Pickleball lands squarely in the moderate-to-vigorous cardio zone. Recreational doubles runs about 4 to 5.5 METs, while singles and competitive rally play climb toward 7+ METs because you cover far more court per point. For a 160 lb player, an hour of moderate doubles burns roughly 400 calories, and a sweaty singles match can top 600.
The Formula We Use
We estimate calories from your effective MET value, your body weight in kilograms, and your time on court. Singles play gets a 1.35x multiplier over doubles because each player chases nearly every ball instead of splitting the court with a partner.
kcal = METs x weight(kg) x (minutes / 60)
Why Format Changes Everything
In doubles you guard half the court and rest during your partner's exchanges, so the burn stays moderate but sustainable for long social sessions. In singles you are the only one covering baseline to kitchen line, which spikes heart rate and effective METs. Intensity matters too: a casual dink-fest with friends sits near 4 METs, steady rally play around 5.5, and a competitive tournament point grind near 7.3 before the format multiplier is applied.
Body weight is the other big lever. Because calories scale directly with kilograms, a 200 lb player burns about 25% more than a 160 lb player doing the identical match. That is why the same game feels and counts differently for everyone on the court.
Frequently Asked Questions
How many calories does an hour of pickleball burn?
For a 160 lb player, expect roughly 350 to 450 calories per hour of moderate doubles and 550 to 700 for hard singles. Heavier players burn proportionally more, and the number rises with longer rallies and faster play.
Does pickleball burn more calories than tennis?
Per minute, hard tennis usually edges out pickleball because the court is larger and points last longer. But pickleball is easier to sustain for long social sessions, so total session burn often ends up comparable or even higher.
Is doubles or singles better for weight loss?
Singles burns more calories per minute because you cover the entire court alone, making it the better pick for a workout. Doubles is gentler and more sustainable, which is ideal if you want long, frequent, joint-friendly sessions.
Can pickleball alone help me lose weight?
Yes, when paired with a modest calorie deficit. Three to four hour-long sessions a week can burn 1,200 to 2,000 calories, which combined with smart eating translates to steady fat loss over a month.
Practical Guide for Pickleball Calorie Calculator
Pickleball is one of the rare workouts people happily repeat for hours, which is its real superpower. The social, low-impact nature means you log far more minutes than you would on a treadmill, and total volume is what drives calorie burn over weeks and months.
To get more out of each session, lean into singles or play up against stronger partners who push the pace. Longer rallies, more lateral movement, and quicker resets between points all raise your effective MET value without changing how long you are on court.

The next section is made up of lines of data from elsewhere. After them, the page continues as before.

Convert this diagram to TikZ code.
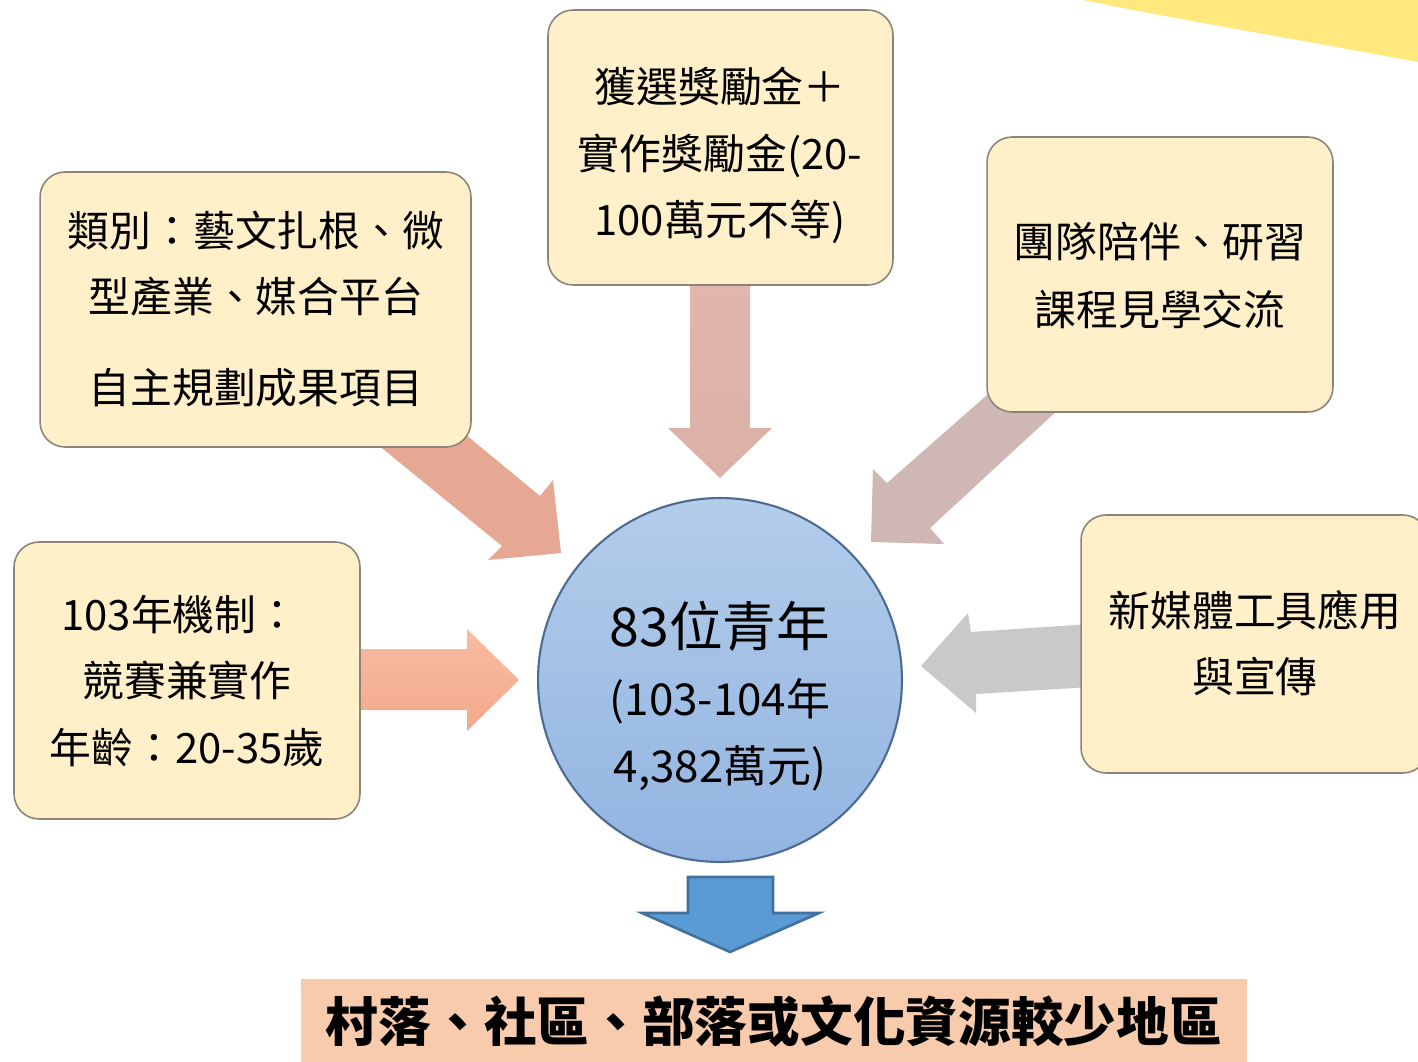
\documentclass[tikz,border=0pt]{standalone}
\usepackage{fontspec}
\setmainfont{Noto Sans CJK TC}
\usetikzlibrary{shadings}
\definecolor{boxfill}{HTML}{FFF0CA}
\definecolor{boxline}{HTML}{8A8578}
\definecolor{sunyellow}{HTML}{FFE97E}
\definecolor{arrA}{HTML}{E6A893}
\definecolor{arrBtop}{HTML}{E2B6AD}
\definecolor{arrBbot}{HTML}{DBB0A7}
\definecolor{arrC}{HTML}{CEB7B5}
\definecolor{arrD}{HTML}{C9C9C9}
\definecolor{arrEtop}{HTML}{F7BBA2}
\definecolor{arrEbot}{HTML}{F5A98A}
\definecolor{circtop}{HTML}{B3CDEA}
\definecolor{circbot}{HTML}{92B4E1}
\definecolor{circline}{HTML}{4E6B94}
\definecolor{downfill}{HTML}{5B9BD5}
\definecolor{downline}{HTML}{41719C}
\definecolor{banner}{HTML}{F8CBAD}
\tikzset{
  infobox/.style={draw=boxline, line width=0.9pt, fill=boxfill, rounded corners=0.5cm, inner sep=0pt},
  boxtext/.style={inner sep=0pt, font=\fontsize{23.8}{28}\selectfont, text=black},
  circtext/.style={inner sep=0pt, font=\fontsize{25}{30}\selectfont, text=black},
}
\begin{document}
\begin{tikzpicture}[x=0.02cm, y=-0.02cm]
\clip (0,0) rectangle (1418,1062);
\fill[white] (0,0) rectangle (1418,1062);
% yellow corner shape
\fill[sunyellow] (1083,0) -- (1418,0) -- (1418,62) .. controls (1300,40) and (1180,20) .. (1083,0) -- cycle;
% block arrows
\fill[arrA] (372,440) -- (460,430) -- (540,496) -- (553,480) -- (561,553) -- (488,560) -- (502,546) -- cycle;
\shade[top color=arrBtop, bottom color=arrBbot] (690,280) -- (750,280) -- (750,428) -- (772,428) -- (720,478) -- (668,428) -- (690,428) -- cycle;
\fill[arrC] (995,388) -- (1060,408) -- (930,528) -- (944,544) -- (871,542) -- (873,469) -- (887,483) -- cycle;
\fill[arrD] (1090,624) -- (1090,687) -- (976,694) -- (976,713) -- (921,666) -- (968,613) -- (971,632) -- cycle;
\shade[top color=arrEtop, bottom color=arrEbot] (350,649) -- (467,649) -- (467,629) -- (519,680) -- (467,731) -- (467,710) -- (350,710) -- cycle;
% boxes
\node[infobox, minimum width=8.62cm, minimum height=5.5cm] (b1) at (255.5,309.5) {};
\node[infobox, minimum width=6.9cm, minimum height=5.5cm] (b2) at (720.5,147.5) {};
\node[infobox, minimum width=6.92cm, minimum height=5.5cm] (b3) at (1160,274.5) {};
\node[infobox, minimum width=6.92cm, minimum height=5.54cm] (b4) at (187,680.5) {};
\node[infobox, minimum width=6.94cm, minimum height=5.16cm] (b5) at (1254.5,644) {};
% box texts
\node[boxtext] (t1a) at (256,231) {類別：藝文扎根、微};
\node[boxtext] (t1b) at (256,297) {型產業、媒合平台};
\node[boxtext] (t1c) at (256,388) {自主規劃成果項目};
\node[boxtext] (t2a) at (720,86) {獲選獎勵金＋};
\node[boxtext] (t2b) at (720,156) {實作獎勵金(20-};
\node[boxtext] (t2c) at (720,222) {100萬元不等)};
\node[boxtext] (t3a) at (1160,242) {團隊陪伴、研習};
\node[boxtext] (t3b) at (1160,309) {課程見學交流};
\node[boxtext] (t4a) at (180,615) {103年機制：};
\node[boxtext] (t4b) at (187,681) {競賽兼實作};
\node[boxtext] (t4c) at (187,748) {年齡：20-35歲};
\node[boxtext] (t5a) at (1255,610) {新媒體工具應用};
\node[boxtext] (t5b) at (1255,677) {與宣傳};
% circle
\node[circle, draw=circline, line width=1.2pt, top color=circtop, bottom color=circbot, minimum size=7.28cm, inner sep=0pt] (c) at (720,680) {};
\node[inner sep=0pt, font=\fontsize{30.5}{36}\selectfont] (c1) at (720,626) {83位青年};
\node[circtext] (c2) at (720,701) {(103-104年};
\node[circtext] (c3) at (720,768) {4,382萬元)};
% bottom arrow
\draw[downline, line width=1.5pt, fill=downfill, line join=miter] (688,877) -- (773,877) -- (773,913) -- (819,913) -- (730,952) -- (642,913) -- (688,913) -- cycle;
% banner
\node[fill=banner, minimum width=18.92cm, minimum height=1.7cm, inner sep=0pt] (bn) at (774,1021) {};
\node[inner sep=0pt, font=\fontsize{30}{36}\selectfont\bfseries] (bnt) at (774,1021) {村落、社區、部落或文化資源較少地區};
\end{tikzpicture}
\end{document}
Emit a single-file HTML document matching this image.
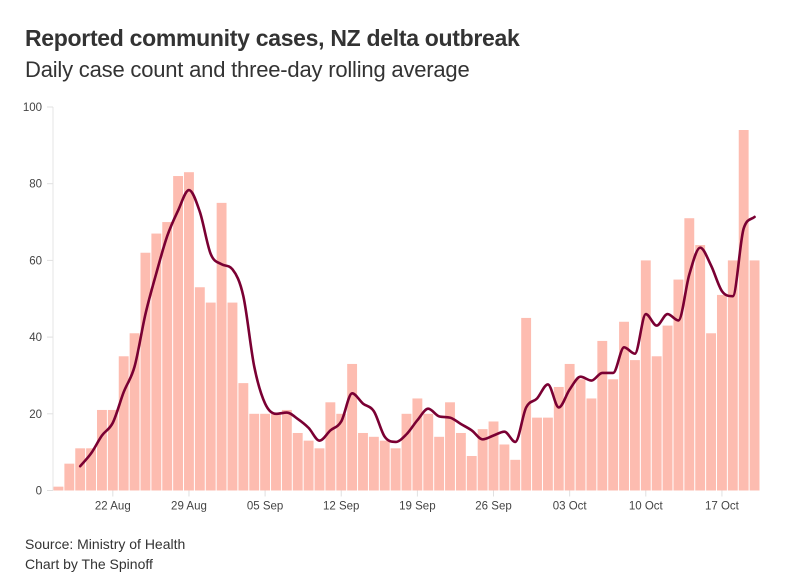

Track your sessions per week rather than obsessing over a single game. Four moderate hour-long sessions can quietly burn 1,600+ calories weekly, and stacking that on top of a small daily food deficit produces visible, sustainable results without ever feeling like a diet.
Quick Checklist
- Warm up your shoulders and hips before fast lateral play.
- Choose singles or competitive games when fat loss is the goal.
- Stay hydrated; long sessions in heat add fluid losses fast.
- Pair court time with a small daily calorie deficit for results.